[GIVEN EXERCISE]:
Take the material below and retype it in full; pictures are left out.

** START DATASET CONTENT **

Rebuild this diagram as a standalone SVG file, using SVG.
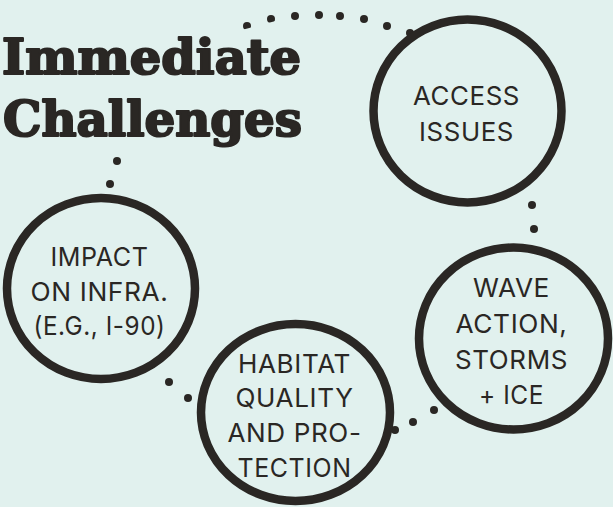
<svg xmlns="http://www.w3.org/2000/svg" width="613" height="507" viewBox="0 0 613 507">
  <style>
    .bg { fill: #e1f1ee; }
    .ring { fill: none; stroke: #2a2724; stroke-width: 8.5; }
    .dot { fill: #2a2724; }
    .label { font-family: Inter, "Noto Sans", sans-serif; font-size: 26px; fill: #2a2724; text-anchor: middle; letter-spacing: 0.6px; }
    .title { font-family: "DejaVu Serif", "Liberation Serif", serif; font-weight: bold; font-size: 49px; fill: #2a2724; stroke: #2a2724; stroke-width: 2.2; stroke-linejoin: round; }
  </style>
  <defs>
    <clipPath id="cut">
      <polygon points="230,0 300,0 300,14.5 230,33"/>
    </clipPath>
  </defs>
  <rect class="bg" x="0" y="0" width="613" height="507"/>

  <g id="connectors">
    <g clip-path="url(#cut)">
      <circle class="dot" cx="247" cy="26" r="4"/>
      <circle class="dot" cx="271" cy="19" r="4"/>
    </g>
    <circle class="dot" cx="295" cy="16" r="4"/>
    <circle class="dot" cx="319" cy="15" r="4"/>
    <circle class="dot" cx="340" cy="16" r="4"/>
    <circle class="dot" cx="364" cy="19" r="4"/>
    <circle class="dot" cx="387" cy="26" r="4"/>
    <circle class="dot" cx="410" cy="33" r="4"/>
    <circle class="dot" cx="532" cy="205" r="4"/>
    <circle class="dot" cx="534" cy="229" r="4"/>
    <circle class="dot" cx="434" cy="410" r="4"/>
    <circle class="dot" cx="413" cy="422" r="4"/>
    <circle class="dot" cx="395" cy="430" r="4"/>
    <circle class="dot" cx="188" cy="398" r="4"/>
    <circle class="dot" cx="169" cy="382" r="4"/>
    <circle class="dot" cx="110" cy="184" r="4"/>
    <circle class="dot" cx="117" cy="161" r="4"/>
  </g>

  <g id="title">
    <text class="title" x="2" y="74" textLength="299" lengthAdjust="spacingAndGlyphs">Immediate</text>
    <text class="title" x="3" y="136" textLength="299" lengthAdjust="spacingAndGlyphs">Challenges</text>
  </g>

  <g id="node-access">
    <ellipse class="ring" cx="467.5" cy="111" rx="94" ry="91.5"/>
    <text class="label" x="466.5" y="105" textLength="107" lengthAdjust="spacingAndGlyphs">ACCESS</text>
    <text class="label" x="466.5" y="141" textLength="95" lengthAdjust="spacingAndGlyphs">ISSUES</text>
  </g>

  <g id="node-impact">
    <ellipse class="ring" cx="101" cy="288.5" rx="94" ry="90.5"/>
    <text class="label" x="99.5" y="266" textLength="98" lengthAdjust="spacingAndGlyphs">IMPACT</text>
    <text class="label" x="99.5" y="301" textLength="138" lengthAdjust="spacingAndGlyphs">ON INFRA.</text>
    <text class="label" x="99.5" y="335" textLength="132" lengthAdjust="spacingAndGlyphs">(E.G., I-90)</text>
  </g>

  <g id="node-habitat">
    <ellipse class="ring" cx="295.5" cy="412.5" rx="94.5" ry="88.5"/>
    <text class="label" x="294.5" y="373" textLength="113" lengthAdjust="spacingAndGlyphs">HABITAT</text>
    <text class="label" x="294.5" y="407" textLength="118" lengthAdjust="spacingAndGlyphs">QUALITY</text>
    <text class="label" x="294.5" y="442" textLength="134" lengthAdjust="spacingAndGlyphs">AND PRO-</text>
    <text class="label" x="294.5" y="477" textLength="114" lengthAdjust="spacingAndGlyphs">TECTION</text>
  </g>

  <g id="node-wave">
    <ellipse class="ring" cx="513.5" cy="338.5" rx="94.5" ry="91"/>
    <text class="label" x="511.5" y="297" textLength="77" lengthAdjust="spacingAndGlyphs">WAVE</text>
    <text class="label" x="511.5" y="333" textLength="112" lengthAdjust="spacingAndGlyphs">ACTION,</text>
    <text class="label" x="511.5" y="368.5" textLength="113" lengthAdjust="spacingAndGlyphs">STORMS</text>
    <text class="label" x="511.5" y="404" textLength="65" lengthAdjust="spacingAndGlyphs">+ ICE</text>
  </g>
</svg>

** END DATASET CONTENT **

[RESPONSE FOR THIS EXERCISE]:
Rebuild this diagram as a standalone SVG file, using SVG.
<svg xmlns="http://www.w3.org/2000/svg" width="613" height="507" viewBox="0 0 613 507">
  <style>
    .bg { fill: #e1f1ee; }
    .ring { fill: none; stroke: #2a2724; stroke-width: 8.5; }
    .dot { fill: #2a2724; }
    .label { font-family: Inter, "Noto Sans", sans-serif; font-size: 26px; fill: #2a2724; text-anchor: middle; letter-spacing: 0.6px; }
    .title { font-family: "DejaVu Serif", "Liberation Serif", serif; font-weight: bold; font-size: 49px; fill: #2a2724; stroke: #2a2724; stroke-width: 2.2; stroke-linejoin: round; }
  </style>
  <defs>
    <clipPath id="cut">
      <polygon points="230,0 300,0 300,14.5 230,33"/>
    </clipPath>
  </defs>
  <rect class="bg" x="0" y="0" width="613" height="507"/>

  <g id="connectors">
    <g clip-path="url(#cut)">
      <circle class="dot" cx="247" cy="26" r="4"/>
      <circle class="dot" cx="271" cy="19" r="4"/>
    </g>
    <circle class="dot" cx="295" cy="16" r="4"/>
    <circle class="dot" cx="319" cy="15" r="4"/>
    <circle class="dot" cx="340" cy="16" r="4"/>
    <circle class="dot" cx="364" cy="19" r="4"/>
    <circle class="dot" cx="387" cy="26" r="4"/>
    <circle class="dot" cx="410" cy="33" r="4"/>
    <circle class="dot" cx="532" cy="205" r="4"/>
    <circle class="dot" cx="534" cy="229" r="4"/>
    <circle class="dot" cx="434" cy="410" r="4"/>
    <circle class="dot" cx="413" cy="422" r="4"/>
    <circle class="dot" cx="395" cy="430" r="4"/>
    <circle class="dot" cx="188" cy="398" r="4"/>
    <circle class="dot" cx="169" cy="382" r="4"/>
    <circle class="dot" cx="110" cy="184" r="4"/>
    <circle class="dot" cx="117" cy="161" r="4"/>
  </g>

  <g id="title">
    <text class="title" x="2" y="74" textLength="299" lengthAdjust="spacingAndGlyphs">Immediate</text>
    <text class="title" x="3" y="136" textLength="299" lengthAdjust="spacingAndGlyphs">Challenges</text>
  </g>

  <g id="node-access">
    <ellipse class="ring" cx="467.5" cy="111" rx="94" ry="91.5"/>
    <text class="label" x="466.5" y="105" textLength="107" lengthAdjust="spacingAndGlyphs">ACCESS</text>
    <text class="label" x="466.5" y="141" textLength="95" lengthAdjust="spacingAndGlyphs">ISSUES</text>
  </g>

  <g id="node-impact">
    <ellipse class="ring" cx="101" cy="288.5" rx="94" ry="90.5"/>
    <text class="label" x="99.5" y="266" textLength="98" lengthAdjust="spacingAndGlyphs">IMPACT</text>
    <text class="label" x="99.5" y="301" textLength="138" lengthAdjust="spacingAndGlyphs">ON INFRA.</text>
    <text class="label" x="99.5" y="335" textLength="132" lengthAdjust="spacingAndGlyphs">(E.G., I-90)</text>
  </g>

  <g id="node-habitat">
    <ellipse class="ring" cx="295.5" cy="412.5" rx="94.5" ry="88.5"/>
    <text class="label" x="294.5" y="373" textLength="113" lengthAdjust="spacingAndGlyphs">HABITAT</text>
    <text class="label" x="294.5" y="407" textLength="118" lengthAdjust="spacingAndGlyphs">QUALITY</text>
    <text class="label" x="294.5" y="442" textLength="134" lengthAdjust="spacingAndGlyphs">AND PRO-</text>
    <text class="label" x="294.5" y="477" textLength="114" lengthAdjust="spacingAndGlyphs">TECTION</text>
  </g>

  <g id="node-wave">
    <ellipse class="ring" cx="513.5" cy="338.5" rx="94.5" ry="91"/>
    <text class="label" x="511.5" y="297" textLength="77" lengthAdjust="spacingAndGlyphs">WAVE</text>
    <text class="label" x="511.5" y="333" textLength="112" lengthAdjust="spacingAndGlyphs">ACTION,</text>
    <text class="label" x="511.5" y="368.5" textLength="113" lengthAdjust="spacingAndGlyphs">STORMS</text>
    <text class="label" x="511.5" y="404" textLength="65" lengthAdjust="spacingAndGlyphs">+ ICE</text>
  </g>
</svg>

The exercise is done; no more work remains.